26 December 2009

film (DVD) recommendation: Gomorrah


Put this one in your netflix cue: Gomorrah by director Matteo Garrone. Beautiful. If one can say that about a film that deals with such brutal, violent subject matter. Set in Naples. Examines the Camorra--the powerful crime family in that area. Here's an excerpt from a reviewer more skilled:


While other filmmakers certainly would have trumped up any of these scenarios for prime impact in the hopes that critics would call it “visceral” (imagine the hectic brain-fart Guy Ritchie would have made out of it all), Garrone is hardly interested in the seductive spell gangland warfare might cast. Instead, this is a way of life, as mundane and workaday as farming. The filmmaker’s parched-land visuals heighten this sense of Campania as a vast, horizon-less nowhere; foreground movement is kept tight and close, while often everything else is out of focus. It’s all immediate action—drug deals, sudden gunshots, tense altercations—and fuck consequence; there is no out there, no tomorrow.

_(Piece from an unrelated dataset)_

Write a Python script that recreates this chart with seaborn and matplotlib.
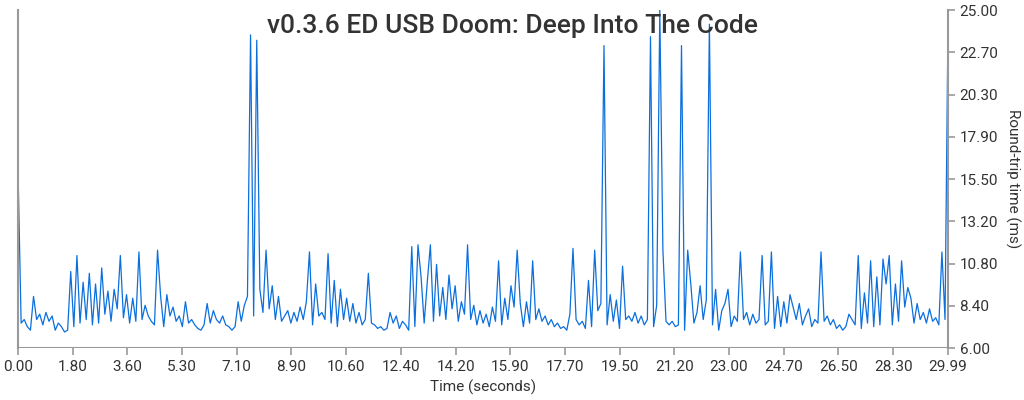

Garrone and cinematographer Marco Onorato’s camera apes point of view, but it looks on from a remote pair of deadened eyes. This makes for constant, and necessary, spectator discomfort: we’re used to seeing some of these basic mafia tropes played out in other films, but here they happen unexpectedly, even when they move upon a predictable narrative track. Marco and Ciro’s story makes for the queasiest viewing, since, frighteningly they’re the closest thing many will have to audience surrogates: they may be unmoored, witless, vile, and remorseless, but they’re also the only ones on screen looking for a narrative, and their context for violence comes from the same places as does ours: the movies. We’re thus implicated. Through Marco (Marco Macor), with his stout handsomeness and smoky voice (he sounds thirty years older, like Michael V. Gazzo in “The Godfather Part II”), and Ciro (Ciro Petrone), with his emaciated storklike features, Garrone transforms “Gomorrah” from a particularly vile nature documentary into an invigorating treatise on film-watching.

[Michael Koresky is co-founder and editor of Reverse Shot and the managing editor and staff writer of the Criterion Collection.]